Secondo me il messaggio è molto semplice: la salvezza portata da Cristo a tutti gli uomini è arrivata anche in laguna (nella seconda lunetta inferiore, infatti, viene rappresentato l’arrivo delle spoglie del santo apostolo in terra lagunare, che rappresenta, concretamente, la nascita della Chiesa veneziana). E’ questo il senso del subentro di Marco all’uscita di scena di Cristo, del quale si parlava prima. Ma tutti i Cristiani, all’uscita di scena del loro Signore da questo mondo, sentono l’urgenza di portare i benefici effetti della sua Salvezza a tutti gli uomini! (Karitas Christi urget nos). Non si dimentichi che il sogno di Marco, la scultura presente sull’architrave del Portale centrale della facciata occidentale richiama inequivocabilmente un altro sogno: quello di Giacobbe a Carran, che poi fu chiamato Bet El, (casa di Dio). In quel luogo il Patriarca ebreo vide una scala con Angeli che salivano e scendevano, su di essa, e a Venezia, sulla verticale della scultura appena menzionata, ai lati dell’arcone centrale dell’ordine superiore, compaiono, tra racemi, angeli con turiboli che salgono verso la statua di San Marco. Il messaggio è significativo: il tempio lagunare è Bet El, la casa di Dio, il luogo dove si può avere un’incontro personale con il proprio creatore, e non occorre andare lontano, perché il santo patrono questa salvezza l’ha portata a Venezia ed è lì, nel tempio marciano, a portata di tutti.

  1. Un’ultima domanda. Quanto ha inciso la sua fede alla realizzazione di questo libro? Concretamente, che senso ha avuto, ed ha, nella sua vita?

P. : Nel 1978 incontrai il Cammino Neo-catecumenale e con esso Gesù Cristo. Da quel momento la mia vita cambiò radicalmente: passai da una vita in bianco e nero, senza sapori né profumi, ad una vita a colori, sapida e fragrante. Se ciò non fosse accaduto non mi sarei sposato, non mi sarei laureato in Storia dell’Arte, non avrei avuto ben 6 figli e non avrei certamente scritto il libro sui pavimenti della Cattedrale di Venezia. Fu in particolare, l’intimità con la Parola di Dio, che affinò la mia sensibilità ai temi, e mi dette lumi sulle complesse relazioni, sia verticali che orizzontali, che furono concepite in questo splendido edificio per emozionare, sorprendere e portare la gioia nel cuore di ogni uomo che abbia la fortuna di visitarlo. Scrivere questo libro non è stato semplice: ho passato notti insonni sempre con il rovello assiduo e macerante delle geometrie che non mi davano tregua, sempre cercando le soluzioni possibili, i nessi, i perché di alcune scelte, con il dubbio costante di essermi inventato tutto, e la derisione di taluni.
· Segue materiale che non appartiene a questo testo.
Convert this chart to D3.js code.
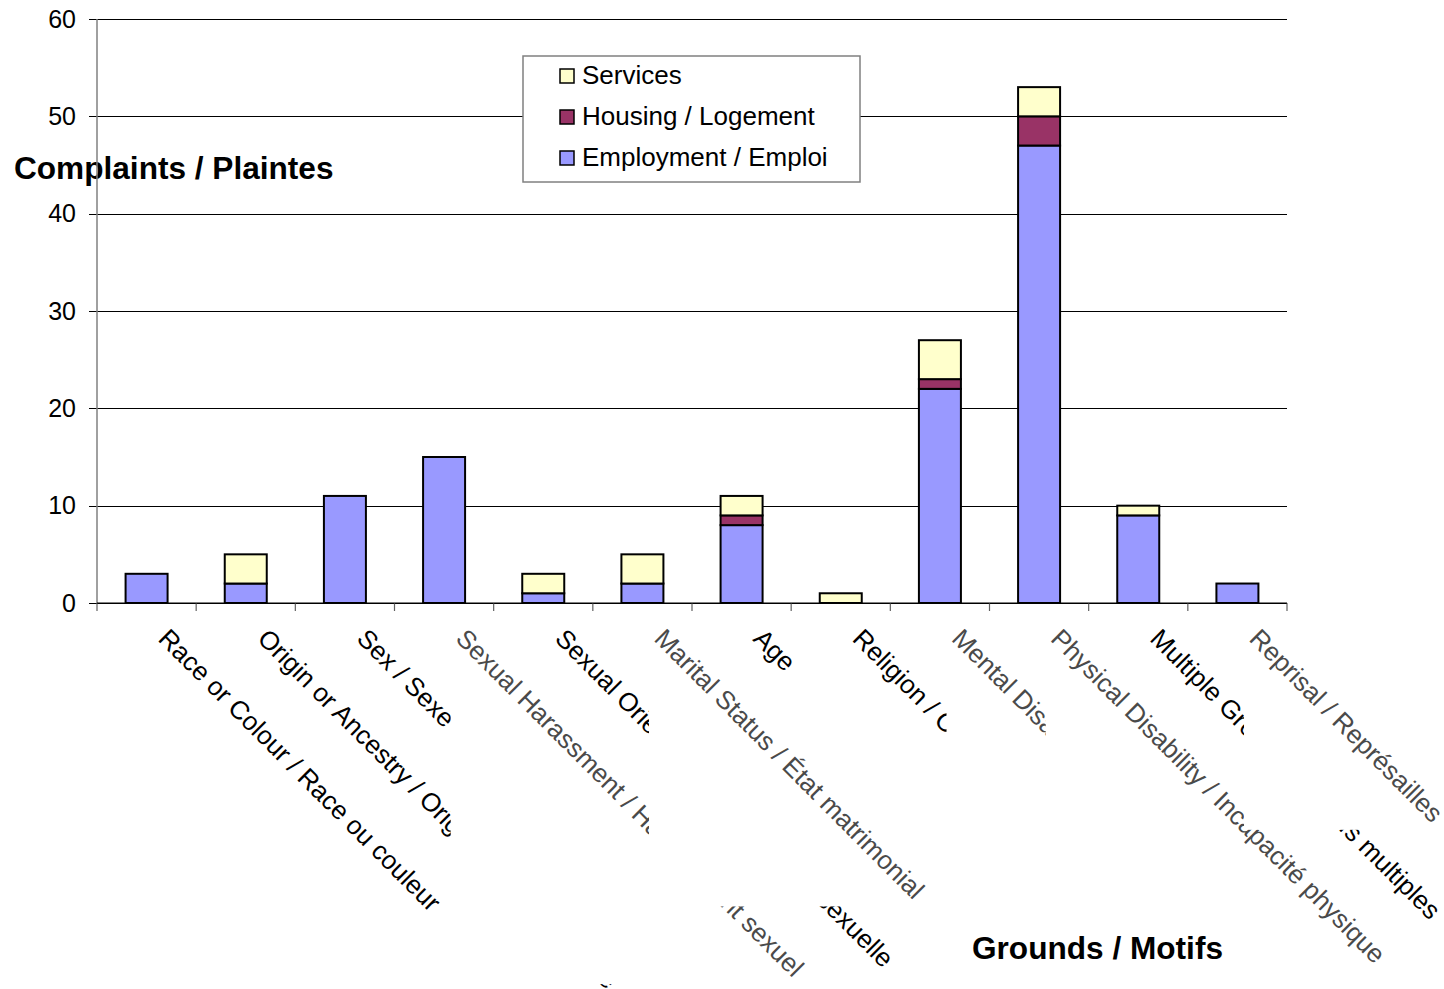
<!DOCTYPE html>
<html>
<head>
<meta charset="utf-8">
<script src="https://cdn.jsdelivr.net/npm/d3@7"></script>
<style>
  body { margin: 0; background: #fff; }
  svg { display: block; font-family: "Liberation Sans", Arial, sans-serif; }
</style>
</head>
<body>
<svg id="chart" width="1444" height="989"></svg>
<script>
// Complaints by ground, split by area of activity
const categories = [
  "Race or Colour / Race ou couleur",
  "Origin or Ancestry / Origine ou ascendance",
  "Sex / Sexe",
  "Sexual Harassment / Harcèlement sexuel",
  "Sexual Orientation / Orientation sexuelle",
  "Marital Status / État matrimonial",
  "Age",
  "Religion / Croyance",
  "Mental Disability / Incapacité mentale",
  "Physical Disability / Incapacité physique",
  "Multiple Grounds / Motifs multiples",
  "Reprisal / Représailles"
];
const employment = [3, 2, 11, 15, 1, 2, 8, 0, 22, 47, 9, 2];
const housing    = [0, 0, 0, 0, 0, 0, 1, 0, 1, 3, 0, 0];
const services   = [0, 3, 0, 0, 2, 3, 2, 1, 4, 3, 1, 0];
const seriesKeys = ["Employment / Emploi", "Housing / Logement", "Services"];
const yTicks = [0, 10, 20, 30, 40, 50, 60];
const yTitle = "Complaints / Plaintes";
const xTitle = "Grounds / Motifs";

const colors = {
  "Employment / Emploi": "#9999FF",
  "Housing / Logement": "#993366",
  "Services": "#FFFFCC"
};

const svg = d3.select("#chart");
const plotL = 97, plotR = 1287, plotT = 19, plotB = 603;

const x = d3.scaleBand().domain(categories).range([plotL, plotR]).paddingInner(0).paddingOuter(0);
const y = d3.scaleLinear().domain([0, 60]).range([plotB, plotT]);

const rows = categories.map((c, i) => ({
  cat: c,
  "Employment / Emploi": employment[i],
  "Housing / Logement": housing[i],
  "Services": services[i]
}));
const stacked = d3.stack().keys(seriesKeys)(rows);

// Y axis title (axis line is drawn over it)
svg.append("text")
  .attr("x", 14).attr("y", 179)
  .attr("font-size", 31.6).attr("font-weight", "bold")
  .text(yTitle);

// Gridlines with left tick extensions
const grid = d3.axisLeft(y).tickValues(yTicks).tickSize(-(plotR - plotL)).tickFormat("");
svg.append("g").attr("transform", `translate(${plotL},0)`).call(grid)
  .call(g => g.select(".domain").remove())
  .call(g => g.selectAll("line").attr("stroke", "#000").attr("stroke-width", 1)
    .attr("x1", -8).attr("shape-rendering", "crispEdges"));

// Tick labels
const yAxis = d3.axisLeft(y).tickValues(yTicks).tickSize(0).tickPadding(21);
svg.append("g").attr("transform", `translate(${plotL},0)`).call(yAxis)
  .call(g => g.select(".domain").remove())
  .call(g => g.selectAll("text").attr("font-size", 25)
    .attr("font-family", "Liberation Sans, Arial, sans-serif").attr("fill", "#000"));

// Vertical axis line
svg.append("line")
  .attr("x1", plotL).attr("x2", plotL).attr("y1", plotT).attr("y2", plotB)
  .attr("stroke", "#808080").attr("stroke-width", 1.5);

// Category boundary ticks under the baseline
const boundaries = categories.map(c => x(c)).concat([plotR]);
svg.append("g").selectAll("line").data(boundaries).join("line")
  .attr("x1", d => d).attr("x2", d => d)
  .attr("y1", plotB).attr("y2", plotB + 8)
  .attr("stroke", "#606060").attr("stroke-width", 1.2);

// Stacked bars
const barW = 42;
svg.append("g").selectAll("g").data(stacked).join("g")
  .attr("fill", d => colors[d.key])
  .selectAll("rect")
  .data(d => d.filter(s => s[1] - s[0] > 0))
  .join("rect")
  .attr("x", d => x(d.data.cat) + x.bandwidth() / 2 - barW / 2)
  .attr("width", barW)
  .attr("y", d => y(d[1]))
  .attr("height", d => y(d[0]) - y(d[1]))
  .attr("stroke", "#000").attr("stroke-width", 2);

// Baseline
svg.append("line")
  .attr("x1", plotL).attr("x2", plotR).attr("y1", plotB).attr("y2", plotB)
  .attr("stroke", "#000").attr("stroke-width", 1);

// Rotated category labels; some sit on opaque boxes that mask earlier labels
const opaqueLabels = new Set([3, 5, 8, 9, 11]);
const fs = 26, asc = 0.905 * fs, desc = 0.212 * fs, s45 = Math.SQRT1_2;
const labelLayer = svg.append("g");
categories.forEach((c, i) => {
  const ax = x(c) + x.bandwidth() / 2 + 10.5, ay = 640;
  const g = labelLayer.append("g");
  const t = g.append("text")
    .attr("transform", `translate(${ax},${ay}) rotate(45)`)
    .attr("font-size", fs)
    .attr("fill", opaqueLabels.has(i) ? "#4a4a4a" : "#000")
    .text(c);
  if (opaqueLabels.has(i)) {
    const L = t.node().getComputedTextLength();
    const x0 = ax - desc * s45, x1 = ax + (L + asc) * s45 + 3;
    const y0 = ay - asc * s45 - 3, y1 = ay + (L + desc) * s45 + 2;
    g.insert("rect", "text")
      .attr("x", x0).attr("y", y0).attr("width", x1 - x0).attr("height", y1 - y0)
      .attr("fill", "#fff");
  }
});

// X axis title
svg.append("text")
  .attr("x", 972).attr("y", 959)
  .attr("font-size", 31.6).attr("font-weight", "bold")
  .text(xTitle);

// Legend (Services on top, Employment at the bottom)
const legend = svg.append("g");
legend.append("rect")
  .attr("x", 523).attr("y", 56).attr("width", 337).attr("height", 126)
  .attr("fill", "#fff").attr("stroke", "#808080").attr("stroke-width", 1.5);
const legendOrder = seriesKeys.slice().reverse();
const legendY = d3.scalePoint().domain(legendOrder).range([75, 157]);
legendOrder.forEach(k => {
  legend.append("rect")
    .attr("x", 560).attr("y", legendY(k) - 6).attr("width", 14).attr("height", 14)
    .attr("fill", colors[k]).attr("stroke", "#000").attr("stroke-width", 1.5);
  legend.append("text")
    .attr("x", 582).attr("y", legendY(k) + 9)
    .attr("font-size", 26).text(k);
});
</script>
</body>
</html>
Un vero tormento. Ma quando rileggevo quanto scrivevo, sentivo sempre il profumo di Cristo che mi accompagnava con sicurezza, mi forniva le risposte e soprattutto mi faceva sentire che era tutto vero, tutto aveva un senso, era tutto logico, perché tutto nella Cattedrale marciana, i pavimenti, i mosaici, l’oro, le pietre preziose, le icone, tutto parla di Lui, della sua bellezza, del suo amore. Credo che questa mia ricerca non finirà, perché se finisse sarebbe come se Lui non avesse più niente da dirmi, ma questo, ne sono convinto, non succederà mai, perché so di aver trovato un amico, un compagno di viaggio, e un vero amico non ti molla mai, anzi, ti cerca, ti soccorre, puoi sempre contare su di lui.